[proofplan]
We show that any rearrangement of an absolutely convergent series converges to the same sum. The key idea is that absolute convergence makes the tail $\sum_{j=M+1}^{\infty} |a_j|$ arbitrarily small, and for $N$ large enough, the partial sum of the rearrangement includes all terms up to index $M$, so the difference from $S$ is controlled by the tail of the absolute series.
[/proofplan]
[step:Show that the rearranged partial sums eventually capture all initial terms]
Let $S = \sum_{j=1}^{\infty} a_j$ and $T_N = \sum_{j=1}^{N} a_{\sigma(j)}$. Let $\epsilon > 0$ be given. Since $\sum_{j=1}^{\infty} |a_j|$ converges, there exists $M \in \mathbb{N}$ such that
\begin{align*}
\sum_{j=M+1}^{\infty} |a_j| < \epsilon.
\end{align*}
Define $K = \max\{\sigma^{-1}(1), \sigma^{-1}(2), \ldots, \sigma^{-1}(M)\}$. For all $N \geq K$, the set $\{\sigma(1), \sigma(2), \ldots, \sigma(N)\}$ contains $\{1, 2, \ldots, M\}$, so $T_N$ includes all terms $a_1, a_2, \ldots, a_M$.
[guided]
Since $\sigma: \mathbb{N} \to \mathbb{N}$ is a bijection, every natural number appears exactly once in the sequence $\sigma(1), \sigma(2), \sigma(3), \ldots$ The index $\sigma^{-1}(m)$ tells us where the original term $a_m$ appears in the rearrangement. Taking $K = \max\{\sigma^{-1}(1), \ldots, \sigma^{-1}(M)\}$ ensures that by position $K$, all of $a_1, \ldots, a_M$ have appeared in the rearranged partial sum.

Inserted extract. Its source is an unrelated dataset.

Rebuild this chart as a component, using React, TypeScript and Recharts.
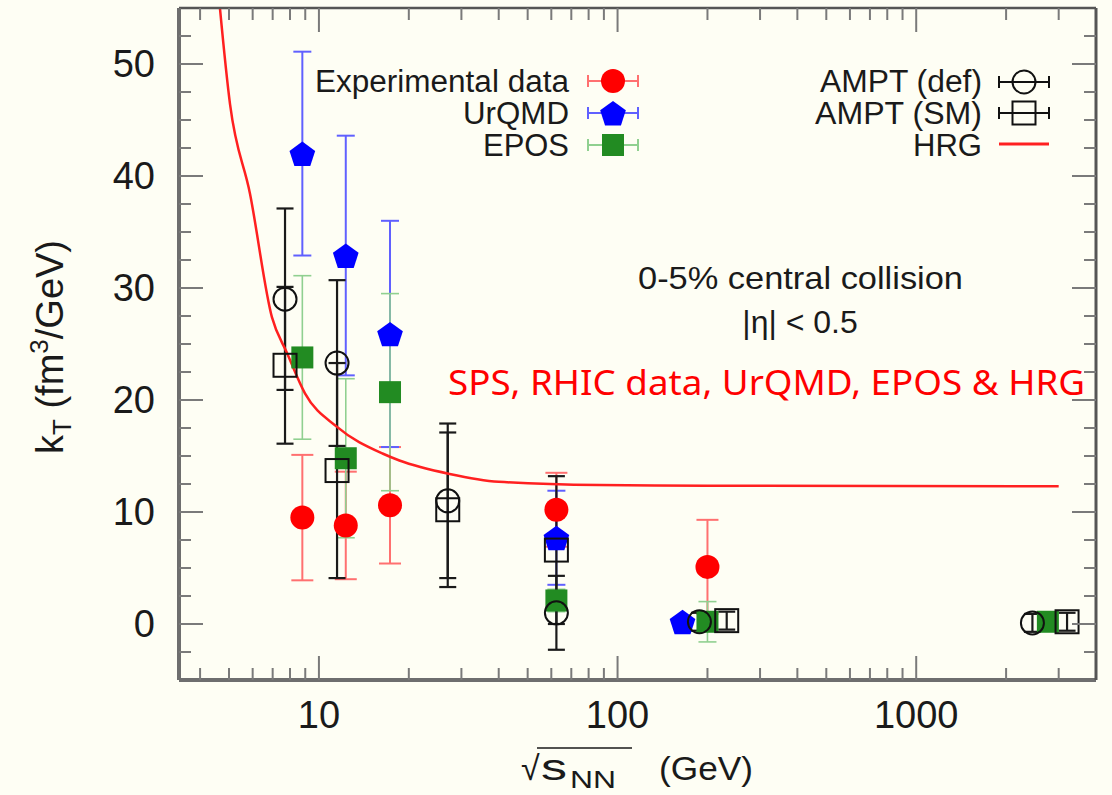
import React from 'react';
import { ComposedChart, XAxis, YAxis, Scatter, Line, ErrorBar } from 'recharts';

// ---------- data ----------
const expData = [
  { x: 8.8, y: 9.5, err: 5.6 },
  { x: 12.3, y: 8.8, err: 4.8 },
  { x: 17.3, y: 10.6, err: 5.2 },
  { x: 62.4, y: 10.2, err: 3.3 },
  { x: 200, y: 5.1, err: 4.2 },
];
const urqmdData = [
  { x: 8.8, y: 42.0, err: 9.1 },
  { x: 12.3, y: 32.9, err: 10.7 },
  { x: 17.3, y: 25.9, err: 10.1 },
  { x: 62.4, y: 7.7, err: 4.2 },
  { x: 165, y: 0.2, err: 0.3 },
];
const eposData = [
  { x: 8.8, y: 23.8, err: 7.3 },
  { x: 12.3, y: 14.8, err: 7.1 },
  { x: 17.3, y: 20.7, err: 8.8 },
  { x: 62.4, y: 2.1, err: 1.0 },
  { x: 200, y: 0.2, err: 1.8 },
  { x: 2760, y: 0.2, err: 0.3 },
];
const amptDefData = [
  { x: 7.7, y: 29.0, err: 8.1 },
  { x: 11.5, y: 23.3, err: 7.4 },
  { x: 27, y: 11.0, err: 6.9 },
  { x: 62.4, y: 1.0, err: 3.3 },
  { x: 188, y: 0.2, err: 0.8 },
  { x: 2450, y: 0.1, err: 0.8 },
];
const amptSmData = [
  { x: 7.7, y: 23.1, err: 7.0 },
  { x: 11.5, y: 13.7, err: 9.6 },
  { x: 27, y: 10.2, err: 6.9 },
  { x: 62.4, y: 6.6, err: 6.6 },
  { x: 232, y: 0.3, err: 0.8 },
  { x: 3200, y: 0.2, err: 0.8 },
];
const hrgData = [
  { x: 4.55, y: 58 },
  { x: 5.04, y: 46.4 },
  { x: 5.88, y: 38.4 },
  { x: 6.96, y: 27.4 },
  { x: 7.82, y: 24.2 },
  { x: 8.98, y: 20.6 },
  { x: 11.5, y: 17.6 },
  { x: 16.4, y: 15.2 },
  { x: 18.6, y: 14.6 },
  { x: 27.4, y: 13.4 },
  { x: 40, y: 12.7 },
  { x: 87, y: 12.4 },
  { x: 200, y: 12.35 },
  { x: 3000, y: 12.3 },
];

const xTicks = [4, 5, 6, 7, 8, 9, 10, 20, 30, 40, 50, 60, 70, 80, 90, 100, 200, 300, 400, 500, 600, 700, 800, 900, 1000, 2000, 3000];
const xMajor = [10, 100, 1000];
const yTicks = [-2.5, 0, 2.5, 5, 7.5, 10, 12.5, 15, 17.5, 20, 22.5, 25, 27.5, 30, 32.5, 35, 37.5, 40, 42.5, 45, 47.5, 50, 52.5];
const yMajor = [0, 10, 20, 30, 40, 50];

// ---------- styles ----------
const FONT = '"Liberation Sans", Arial, Helvetica, sans-serif';
const TXT = '#1a1a1a';
const TICK = '#7a7a7a';
const RED = '#ff0000';
const BLUE = '#0000ff';
const GREEN = '#228b22';

// ---------- marker shapes ----------
const RedDot = ({ cx, cy }: any) => <circle cx={cx} cy={cy} r={12} fill={RED} />;
const pentPts = (cx: number, cy: number, r: number) =>
  [0, 1, 2, 3, 4]
    .map((i) => {
      const a = (-90 + i * 72) * (Math.PI / 180);
      return `${cx + r * Math.cos(a)},${cy + r * Math.sin(a)}`;
    })
    .join(' ');
const BluePent = ({ cx, cy }: any) => <polygon points={pentPts(cx, cy + 1.5, 13.5)} fill={BLUE} />;
const GreenSq = ({ cx, cy }: any) => <rect x={cx - 11} y={cy - 11} width={22} height={22} fill={GREEN} />;
const OpenCircle = ({ cx, cy }: any) => (
  <circle cx={cx} cy={cy} r={11.5} fill="none" stroke="#111" strokeWidth={2} />
);
const OpenSquare = ({ cx, cy }: any) => (
  <rect x={cx - 11.5} y={cy - 11.5} width={23} height={23} fill="none" stroke="#111" strokeWidth={2} />
);

// ---------- ticks ----------
const LeftTick = (p: any) => {
  const v = p.payload.value;
  const major = yMajor.includes(v);
  return (
    <g>
      <line x1={p.x} x2={p.x + (major ? 24 : 12)} y1={p.y} y2={p.y} stroke={TICK} strokeWidth={2} />
      {major && (
        <text x={p.x - 24} y={p.y} textAnchor="end" dominantBaseline="central" fontSize={38} fontFamily={FONT} fill={TXT}>
          {v}
        </text>
      )}
    </g>
  );
};
const RightTick = (p: any) => {
  const major = yMajor.includes(p.payload.value);
  return <line x1={p.x} x2={p.x - (major ? 24 : 12)} y1={p.y} y2={p.y} stroke={TICK} strokeWidth={2} />;
};
const BottomTick = (p: any) => {
  const v = p.payload.value;
  const major = xMajor.includes(v);
  return (
    <g>
      <line x1={p.x} x2={p.x} y1={p.y} y2={p.y - (major ? 24 : 12)} stroke={TICK} strokeWidth={2} />
      {major && (
        <text x={p.x} y={p.y + 48} textAnchor="middle" fontSize={38} fontFamily={FONT} fill={TXT}>
          {v}
        </text>
      )}
    </g>
  );
};
const TopTick = (p: any) => {
  const major = xMajor.includes(p.payload.value);
  return <line x1={p.x} x2={p.x} y1={p.y} y2={p.y + (major ? 24 : 12)} stroke={TICK} strokeWidth={2} />;
};

// ---------- legend / annotations ----------
const Whisker = ({ x, y, color, w }: any) => (
  <g stroke={color} strokeWidth={w}>
    <line x1={x - 25} x2={x + 25} y1={y} y2={y} />
    <line x1={x - 25} x2={x - 25} y1={y - 6} y2={y + 6} />
    <line x1={x + 25} x2={x + 25} y1={y - 6} y2={y + 6} />
  </g>
);

const LegText = ({ x, y, len, children }: any) => (
  <text x={x} y={y} textAnchor="end" dominantBaseline="central" textLength={len} lengthAdjust="spacingAndGlyphs">
    {children}
  </text>
);

const Overlay = () => (
  <svg width={1112} height={795} style={{ position: 'absolute', left: 0, top: 0, pointerEvents: 'none' }}>
    <g fontFamily={FONT} fontSize={31} fill={TXT}>
      <LegText x={569} y={81} len={254}>Experimental data</LegText>
      <LegText x={569} y={113} len={106}>UrQMD</LegText>
      <LegText x={569} y={145} len={86}>EPOS</LegText>
      <LegText x={982} y={81} len={162}>AMPT (def)</LegText>
      <LegText x={982} y={113} len={167}>AMPT (SM)</LegText>
      <LegText x={982} y={145} len={69}>HRG</LegText>
    </g>
    <Whisker x={613} y={81} color="#ff7070" w={2} />
    <RedDot cx={613} cy={81} />
    <Whisker x={613} y={113} color="#6060ff" w={2} />
    <BluePent cx={613} cy={113} />
    <Whisker x={613} y={145} color="#90d090" w={2} />
    <GreenSq cx={613} cy={145} />
    <Whisker x={1024} y={82} color="#111" w={2} />
    <OpenCircle cx={1024} cy={82} />
    <Whisker x={1024} y={113} color="#111" w={2} />
    <OpenSquare cx={1024} cy={113} />
    <line x1={999} x2={1049} y1={144} y2={144} stroke="#ff2020" strokeWidth={3} />

    <g fontFamily={FONT} fontSize={32} fill={TXT}>
      <text x={638} y={289} textLength={325} lengthAdjust="spacingAndGlyphs">0-5% central collision</text>
      <text x={800} y={333} textAnchor="middle">|η| &lt; 0.5</text>
    </g>
    <text x={448} y={395} fontFamily='"Noto Sans", "Open Sans", sans-serif' fontSize={35} fill="#ff0000" textLength={637} lengthAdjust="spacingAndGlyphs">
      SPS, RHIC data, UrQMD, EPOS &amp; HRG
    </text>

    {/* y label */}
    <text transform="rotate(-90, 63, 347)" x={63} y={347} textAnchor="middle" fontFamily={FONT} fontSize={38} fill={TXT}>
      k<tspan fontSize={26} dy={8}>T</tspan>
      <tspan dy={-8}> (fm</tspan>
      <tspan fontSize={26} dy={-15}>3</tspan>
      <tspan dy={15}>/GeV)</tspan>
    </text>

    {/* x label */}
    <g fontFamily={FONT} fill={TXT}>
      <text x={521} y={780} fontSize={34}>√</text>
      <line x1={537} x2={632} y1={748} y2={748} stroke={TXT} strokeWidth={1.5} />
      <text x={541} y={780} fontSize={36} textLength={26} lengthAdjust="spacingAndGlyphs">s</text>
      <text x={570} y={788} fontSize={24} textLength={46} lengthAdjust="spacingAndGlyphs">NN</text>
      <text x={659} y={780} fontSize={34} textLength={94} lengthAdjust="spacingAndGlyphs">(GeV)</text>
    </g>
  </svg>
);

export default function App() {
  return (
    <div style={{ position: 'absolute', left: 0, top: 0, width: 1112, height: 795, background: '#fefef4', overflow: 'hidden' }}>
      <ComposedChart width={1112} height={795} margin={{ top: 7, right: 15, bottom: 0, left: 0 }}>
        <XAxis
          xAxisId={0}
          dataKey="x"
          type="number"
          scale="log"
          domain={[3.4, 4000]}
          allowDataOverflow
          ticks={xTicks}
          interval={0}
          height={115}
          tickSize={0}
          tickMargin={0}
          tickLine={false}
          tick={BottomTick}
          axisLine={{ stroke: '#6e6e6e', strokeWidth: 4 }}
        />
        <XAxis
          xAxisId="top"
          orientation="top"
          dataKey="x"
          type="number"
          scale="log"
          domain={[3.4, 4000]}
          allowDataOverflow
          ticks={xTicks}
          interval={0}
          height={1}
          tickSize={0}
          tickMargin={0}
          tickLine={false}
          tick={TopTick}
          axisLine={{ stroke: '#555', strokeWidth: 2.5 }}
        />
        <YAxis
          yAxisId={0}
          dataKey="y"
          type="number"
          domain={[-5, 55]}
          allowDataOverflow
          ticks={yTicks}
          interval={0}
          width={179}
          tickSize={0}
          tickMargin={0}
          tickLine={false}
          tick={LeftTick}
          axisLine={{ stroke: '#6e6e6e', strokeWidth: 4 }}
        />
        <YAxis
          yAxisId="right"
          orientation="right"
          dataKey="y"
          type="number"
          domain={[-5, 55]}
          allowDataOverflow
          ticks={yTicks}
          interval={0}
          width={1}
          tickSize={0}
          tickMargin={0}
          tickLine={false}
          tick={RightTick}
          axisLine={{ stroke: '#555', strokeWidth: 3 }}
        />

        <Scatter data={expData} dataKey="y" shape={RedDot} isAnimationActive={false}>
          <ErrorBar dataKey="err" direction="y" width={11} stroke="#ff7070" strokeWidth={2} />
        </Scatter>
        <Scatter data={urqmdData} dataKey="y" shape={BluePent} isAnimationActive={false}>
          <ErrorBar dataKey="err" direction="y" width={9} stroke="#6060ff" strokeWidth={2} />
        </Scatter>
        <Scatter data={eposData} dataKey="y" shape={GreenSq} isAnimationActive={false}>
          <ErrorBar dataKey="err" direction="y" width={9} stroke="#90d090" strokeWidth={1.6} />
        </Scatter>
        <Scatter data={amptDefData} dataKey="y" shape={OpenCircle} isAnimationActive={false}>
          <ErrorBar dataKey="err" direction="y" width={8.5} stroke="#1a1a1a" strokeWidth={2.2} />
        </Scatter>
        <Scatter data={amptSmData} dataKey="y" shape={OpenSquare} isAnimationActive={false}>
          <ErrorBar dataKey="err" direction="y" width={8.5} stroke="#1a1a1a" strokeWidth={2.2} />
        </Scatter>
        <Line
          data={hrgData}
          dataKey="y"
          type="monotone"
          stroke="#ff2020"
          strokeWidth={2.5}
          dot={false}
          activeDot={false}
          isAnimationActive={false}
        />
      </ComposedChart>
      <Overlay />
    </div>
  );
}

This is where absolute convergence is used: it guarantees the tail $\sum_{j=M+1}^{\infty} |a_j|$ can be made arbitrarily small, which controls the terms that have not yet been matched between the two partial sums.
[/guided]
[/step]
[step:Bound $|T_N - S|$ using the tail of the absolute series]
For $N \geq K$, the partial sum $T_N$ contains all terms $a_1, \ldots, a_M$ plus some terms $a_j$ with $j > M$. Therefore
\begin{align*}
T_N - S &= T_N - \sum_{j=1}^{\infty} a_j \\
&= \sum_{\substack{j \leq N \\ \sigma(j) > M}} a_{\sigma(j)} - \sum_{j=M+1}^{\infty} a_j.
\end{align*}
Taking absolute values and using the triangle inequality:
\begin{align*}
|T_N - S| &\leq \sum_{\substack{j \leq N \\ \sigma(j) > M}} |a_{\sigma(j)}| + \left|\sum_{j=M+1}^{\infty} a_j - \sum_{\substack{j \leq N \\ \sigma(j) > M}} a_{\sigma(j)}\right|.
\end{align*}
More directly, since $T_N$ and $S$ agree on the terms $a_1, \ldots, a_M$, the difference $|T_N - S|$ involves only terms $a_j$ with $j > M$. Each such term satisfies $|a_j| \leq \sum_{j=M+1}^{\infty} |a_j| < \epsilon$. Therefore
\begin{align*}
|T_N - S| \leq \sum_{j=M+1}^{\infty} |a_j| < \epsilon.
\end{align*}
Since $\epsilon > 0$ is arbitrary, $T_N \to S$ as $N \to \infty$.